> _Dataset_:
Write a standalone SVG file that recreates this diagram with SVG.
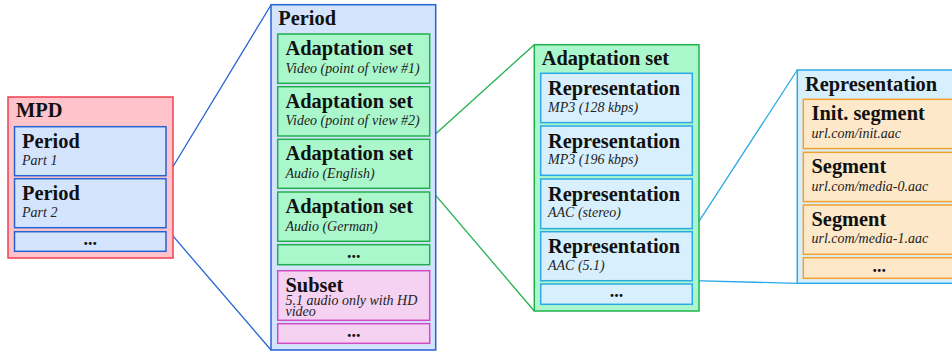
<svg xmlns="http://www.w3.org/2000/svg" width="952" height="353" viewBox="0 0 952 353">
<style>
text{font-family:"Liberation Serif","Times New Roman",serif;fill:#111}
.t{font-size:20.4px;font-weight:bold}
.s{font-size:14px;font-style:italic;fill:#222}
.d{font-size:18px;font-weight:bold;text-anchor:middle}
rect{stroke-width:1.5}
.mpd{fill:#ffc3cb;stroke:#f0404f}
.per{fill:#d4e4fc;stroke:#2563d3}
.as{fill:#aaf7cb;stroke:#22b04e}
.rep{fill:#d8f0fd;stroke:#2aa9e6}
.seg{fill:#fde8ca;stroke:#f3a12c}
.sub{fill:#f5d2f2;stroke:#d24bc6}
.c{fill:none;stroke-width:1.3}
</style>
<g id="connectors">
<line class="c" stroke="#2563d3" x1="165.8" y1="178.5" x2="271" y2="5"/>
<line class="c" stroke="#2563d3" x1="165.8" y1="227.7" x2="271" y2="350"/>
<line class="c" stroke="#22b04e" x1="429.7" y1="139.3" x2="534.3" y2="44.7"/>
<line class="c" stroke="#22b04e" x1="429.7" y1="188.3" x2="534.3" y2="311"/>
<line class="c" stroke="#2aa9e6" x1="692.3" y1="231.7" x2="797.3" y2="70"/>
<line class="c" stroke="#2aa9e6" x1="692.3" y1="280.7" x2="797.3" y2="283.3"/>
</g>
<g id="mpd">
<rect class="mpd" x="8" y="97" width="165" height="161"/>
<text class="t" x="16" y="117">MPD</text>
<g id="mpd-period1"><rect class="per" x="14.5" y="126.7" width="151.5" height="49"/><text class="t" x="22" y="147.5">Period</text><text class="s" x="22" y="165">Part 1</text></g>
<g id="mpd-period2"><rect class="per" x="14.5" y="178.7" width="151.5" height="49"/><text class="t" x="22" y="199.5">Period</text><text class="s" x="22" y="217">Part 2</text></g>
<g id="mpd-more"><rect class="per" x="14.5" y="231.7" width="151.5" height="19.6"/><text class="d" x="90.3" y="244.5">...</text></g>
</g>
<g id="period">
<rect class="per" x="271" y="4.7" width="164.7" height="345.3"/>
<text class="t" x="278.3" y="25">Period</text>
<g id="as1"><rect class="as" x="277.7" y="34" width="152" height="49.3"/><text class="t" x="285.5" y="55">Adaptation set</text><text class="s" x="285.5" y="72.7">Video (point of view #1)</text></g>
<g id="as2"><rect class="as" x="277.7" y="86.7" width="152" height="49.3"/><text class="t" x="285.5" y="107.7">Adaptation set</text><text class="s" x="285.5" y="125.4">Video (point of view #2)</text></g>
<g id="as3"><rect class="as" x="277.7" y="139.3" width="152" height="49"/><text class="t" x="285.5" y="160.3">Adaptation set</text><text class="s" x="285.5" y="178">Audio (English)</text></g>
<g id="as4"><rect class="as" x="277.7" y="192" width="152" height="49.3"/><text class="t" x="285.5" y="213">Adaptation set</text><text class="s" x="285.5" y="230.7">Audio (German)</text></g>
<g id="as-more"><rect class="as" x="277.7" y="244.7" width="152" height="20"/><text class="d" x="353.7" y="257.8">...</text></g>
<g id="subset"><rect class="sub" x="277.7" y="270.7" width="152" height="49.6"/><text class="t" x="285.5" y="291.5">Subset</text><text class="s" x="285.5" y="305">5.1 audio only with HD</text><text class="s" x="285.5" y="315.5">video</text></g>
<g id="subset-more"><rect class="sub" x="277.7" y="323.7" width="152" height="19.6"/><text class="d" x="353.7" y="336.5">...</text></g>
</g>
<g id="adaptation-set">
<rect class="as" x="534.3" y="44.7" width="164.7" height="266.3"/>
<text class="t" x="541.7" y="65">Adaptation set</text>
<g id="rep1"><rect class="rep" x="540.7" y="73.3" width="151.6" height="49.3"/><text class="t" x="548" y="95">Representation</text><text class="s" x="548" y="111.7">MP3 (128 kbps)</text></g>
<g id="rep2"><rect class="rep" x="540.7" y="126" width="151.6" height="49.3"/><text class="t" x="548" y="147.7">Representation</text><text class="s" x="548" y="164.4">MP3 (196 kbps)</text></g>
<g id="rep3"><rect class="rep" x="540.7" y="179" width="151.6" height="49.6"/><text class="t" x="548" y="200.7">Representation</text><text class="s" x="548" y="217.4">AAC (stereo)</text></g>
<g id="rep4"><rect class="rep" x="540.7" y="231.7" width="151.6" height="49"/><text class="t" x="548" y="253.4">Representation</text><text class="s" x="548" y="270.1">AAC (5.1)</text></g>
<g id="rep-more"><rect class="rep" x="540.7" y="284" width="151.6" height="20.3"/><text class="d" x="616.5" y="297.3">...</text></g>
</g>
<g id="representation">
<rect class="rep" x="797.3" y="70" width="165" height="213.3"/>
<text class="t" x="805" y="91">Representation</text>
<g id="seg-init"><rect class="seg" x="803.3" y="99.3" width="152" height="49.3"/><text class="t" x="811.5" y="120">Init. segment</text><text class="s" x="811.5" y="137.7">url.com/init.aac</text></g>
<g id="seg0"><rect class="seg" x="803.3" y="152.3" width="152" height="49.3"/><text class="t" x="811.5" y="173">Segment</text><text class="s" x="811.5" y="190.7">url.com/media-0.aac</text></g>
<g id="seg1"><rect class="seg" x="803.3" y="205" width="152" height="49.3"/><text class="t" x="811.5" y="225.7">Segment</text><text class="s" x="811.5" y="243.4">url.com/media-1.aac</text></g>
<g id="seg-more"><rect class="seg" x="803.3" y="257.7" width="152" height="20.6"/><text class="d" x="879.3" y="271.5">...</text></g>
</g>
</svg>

---

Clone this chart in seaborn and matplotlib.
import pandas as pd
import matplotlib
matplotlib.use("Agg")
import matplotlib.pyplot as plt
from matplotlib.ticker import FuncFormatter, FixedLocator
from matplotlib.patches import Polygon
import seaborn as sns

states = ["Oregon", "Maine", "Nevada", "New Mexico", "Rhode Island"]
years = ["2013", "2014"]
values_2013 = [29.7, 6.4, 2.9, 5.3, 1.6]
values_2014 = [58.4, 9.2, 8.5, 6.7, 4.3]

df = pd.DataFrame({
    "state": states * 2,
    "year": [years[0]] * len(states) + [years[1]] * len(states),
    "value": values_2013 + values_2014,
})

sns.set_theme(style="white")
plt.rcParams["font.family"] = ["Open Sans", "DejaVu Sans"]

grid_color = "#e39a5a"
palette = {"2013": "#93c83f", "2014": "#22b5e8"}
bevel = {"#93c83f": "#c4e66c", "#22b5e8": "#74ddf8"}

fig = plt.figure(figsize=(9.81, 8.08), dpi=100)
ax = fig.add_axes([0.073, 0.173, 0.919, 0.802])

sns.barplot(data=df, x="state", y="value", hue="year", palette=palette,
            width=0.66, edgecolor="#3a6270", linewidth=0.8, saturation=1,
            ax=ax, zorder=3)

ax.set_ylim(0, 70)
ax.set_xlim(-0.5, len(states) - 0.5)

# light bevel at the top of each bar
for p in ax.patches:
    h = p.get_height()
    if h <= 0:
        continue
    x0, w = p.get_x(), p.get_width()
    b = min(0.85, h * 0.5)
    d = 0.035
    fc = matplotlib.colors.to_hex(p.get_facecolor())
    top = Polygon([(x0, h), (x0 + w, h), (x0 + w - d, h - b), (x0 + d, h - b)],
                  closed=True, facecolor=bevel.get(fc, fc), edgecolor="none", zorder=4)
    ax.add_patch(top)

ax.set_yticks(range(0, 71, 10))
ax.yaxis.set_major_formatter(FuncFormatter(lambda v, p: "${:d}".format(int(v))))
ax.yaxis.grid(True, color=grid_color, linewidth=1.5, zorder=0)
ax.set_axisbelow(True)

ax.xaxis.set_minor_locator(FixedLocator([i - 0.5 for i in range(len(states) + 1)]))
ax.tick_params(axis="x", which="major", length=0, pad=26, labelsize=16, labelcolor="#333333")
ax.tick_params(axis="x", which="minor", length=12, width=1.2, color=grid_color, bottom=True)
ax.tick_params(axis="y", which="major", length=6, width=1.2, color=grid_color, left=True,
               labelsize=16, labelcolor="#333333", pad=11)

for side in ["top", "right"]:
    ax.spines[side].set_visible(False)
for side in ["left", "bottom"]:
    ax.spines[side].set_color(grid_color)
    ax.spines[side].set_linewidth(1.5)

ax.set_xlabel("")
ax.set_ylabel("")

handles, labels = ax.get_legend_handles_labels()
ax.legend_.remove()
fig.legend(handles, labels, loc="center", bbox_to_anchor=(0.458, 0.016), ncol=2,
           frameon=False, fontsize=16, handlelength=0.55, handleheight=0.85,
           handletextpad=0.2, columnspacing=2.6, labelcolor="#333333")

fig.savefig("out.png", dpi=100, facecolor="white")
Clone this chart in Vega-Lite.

--

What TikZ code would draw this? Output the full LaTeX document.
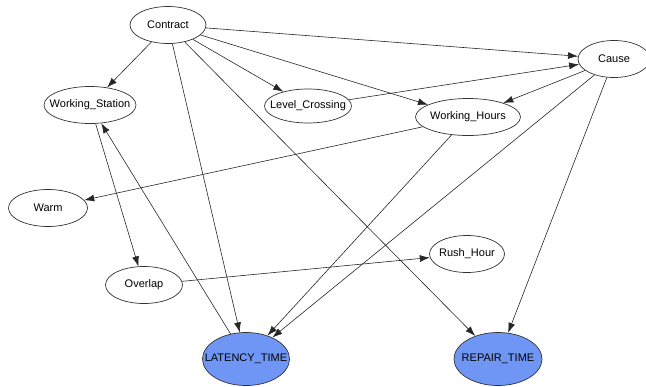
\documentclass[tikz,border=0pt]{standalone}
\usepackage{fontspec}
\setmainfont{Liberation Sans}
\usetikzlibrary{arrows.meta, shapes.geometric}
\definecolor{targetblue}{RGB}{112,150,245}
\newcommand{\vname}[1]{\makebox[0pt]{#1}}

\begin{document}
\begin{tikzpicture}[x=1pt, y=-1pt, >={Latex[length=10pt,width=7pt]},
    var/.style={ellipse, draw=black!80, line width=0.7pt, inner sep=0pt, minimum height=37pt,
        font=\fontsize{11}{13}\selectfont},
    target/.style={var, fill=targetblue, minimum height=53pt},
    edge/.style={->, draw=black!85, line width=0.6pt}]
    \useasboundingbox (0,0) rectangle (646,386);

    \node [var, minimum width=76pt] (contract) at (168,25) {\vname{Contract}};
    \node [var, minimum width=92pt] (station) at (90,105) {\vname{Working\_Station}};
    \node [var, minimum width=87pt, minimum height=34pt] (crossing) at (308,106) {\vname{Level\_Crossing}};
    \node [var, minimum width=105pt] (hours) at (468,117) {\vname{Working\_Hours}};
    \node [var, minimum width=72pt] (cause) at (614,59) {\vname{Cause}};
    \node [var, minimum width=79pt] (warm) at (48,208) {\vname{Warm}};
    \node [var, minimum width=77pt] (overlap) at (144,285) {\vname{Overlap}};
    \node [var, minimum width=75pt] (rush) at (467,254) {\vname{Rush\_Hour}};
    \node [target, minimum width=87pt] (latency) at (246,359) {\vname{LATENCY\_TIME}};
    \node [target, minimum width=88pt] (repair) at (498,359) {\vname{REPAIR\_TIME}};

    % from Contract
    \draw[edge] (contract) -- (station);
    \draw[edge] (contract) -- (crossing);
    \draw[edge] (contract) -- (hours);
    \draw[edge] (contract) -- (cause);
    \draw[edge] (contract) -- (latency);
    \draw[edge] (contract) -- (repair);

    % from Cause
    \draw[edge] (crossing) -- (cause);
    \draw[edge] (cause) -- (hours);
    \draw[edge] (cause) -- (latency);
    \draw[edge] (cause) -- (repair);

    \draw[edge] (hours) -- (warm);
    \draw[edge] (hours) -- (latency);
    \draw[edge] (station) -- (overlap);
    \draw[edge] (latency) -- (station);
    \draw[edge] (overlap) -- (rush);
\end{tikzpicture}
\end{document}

> _To do_: Extract, word for word, every line beginning with the one that holds "Clone this chart in seaborn and matplotlib." and concluding with the one that holds "ax.set_axisbelow(True)". Include both of those lines.

> _Solution to this exercise_:
Clone this chart in seaborn and matplotlib.
import pandas as pd
import matplotlib
matplotlib.use("Agg")
import matplotlib.pyplot as plt
from matplotlib.ticker import FuncFormatter, FixedLocator
from matplotlib.patches import Polygon
import seaborn as sns

states = ["Oregon", "Maine", "Nevada", "New Mexico", "Rhode Island"]
years = ["2013", "2014"]
values_2013 = [29.7, 6.4, 2.9, 5.3, 1.6]
values_2014 = [58.4, 9.2, 8.5, 6.7, 4.3]

df = pd.DataFrame({
    "state": states * 2,
    "year": [years[0]] * len(states) + [years[1]] * len(states),
    "value": values_2013 + values_2014,
})

sns.set_theme(style="white")
plt.rcParams["font.family"] = ["Open Sans", "DejaVu Sans"]

grid_color = "#e39a5a"
palette = {"2013": "#93c83f", "2014": "#22b5e8"}
bevel = {"#93c83f": "#c4e66c", "#22b5e8": "#74ddf8"}

fig = plt.figure(figsize=(9.81, 8.08), dpi=100)
ax = fig.add_axes([0.073, 0.173, 0.919, 0.802])

sns.barplot(data=df, x="state", y="value", hue="year", palette=palette,
            width=0.66, edgecolor="#3a6270", linewidth=0.8, saturation=1,
            ax=ax, zorder=3)

ax.set_ylim(0, 70)
ax.set_xlim(-0.5, len(states) - 0.5)

# light bevel at the top of each bar
for p in ax.patches:
    h = p.get_height()
    if h <= 0:
        continue
    x0, w = p.get_x(), p.get_width()
    b = min(0.85, h * 0.5)
    d = 0.035
    fc = matplotlib.colors.to_hex(p.get_facecolor())
    top = Polygon([(x0, h), (x0 + w, h), (x0 + w - d, h - b), (x0 + d, h - b)],
                  closed=True, facecolor=bevel.get(fc, fc), edgecolor="none", zorder=4)
    ax.add_patch(top)

ax.set_yticks(range(0, 71, 10))
ax.yaxis.set_major_formatter(FuncFormatter(lambda v, p: "${:d}".format(int(v))))
ax.yaxis.grid(True, color=grid_color, linewidth=1.5, zorder=0)
ax.set_axisbelow(True)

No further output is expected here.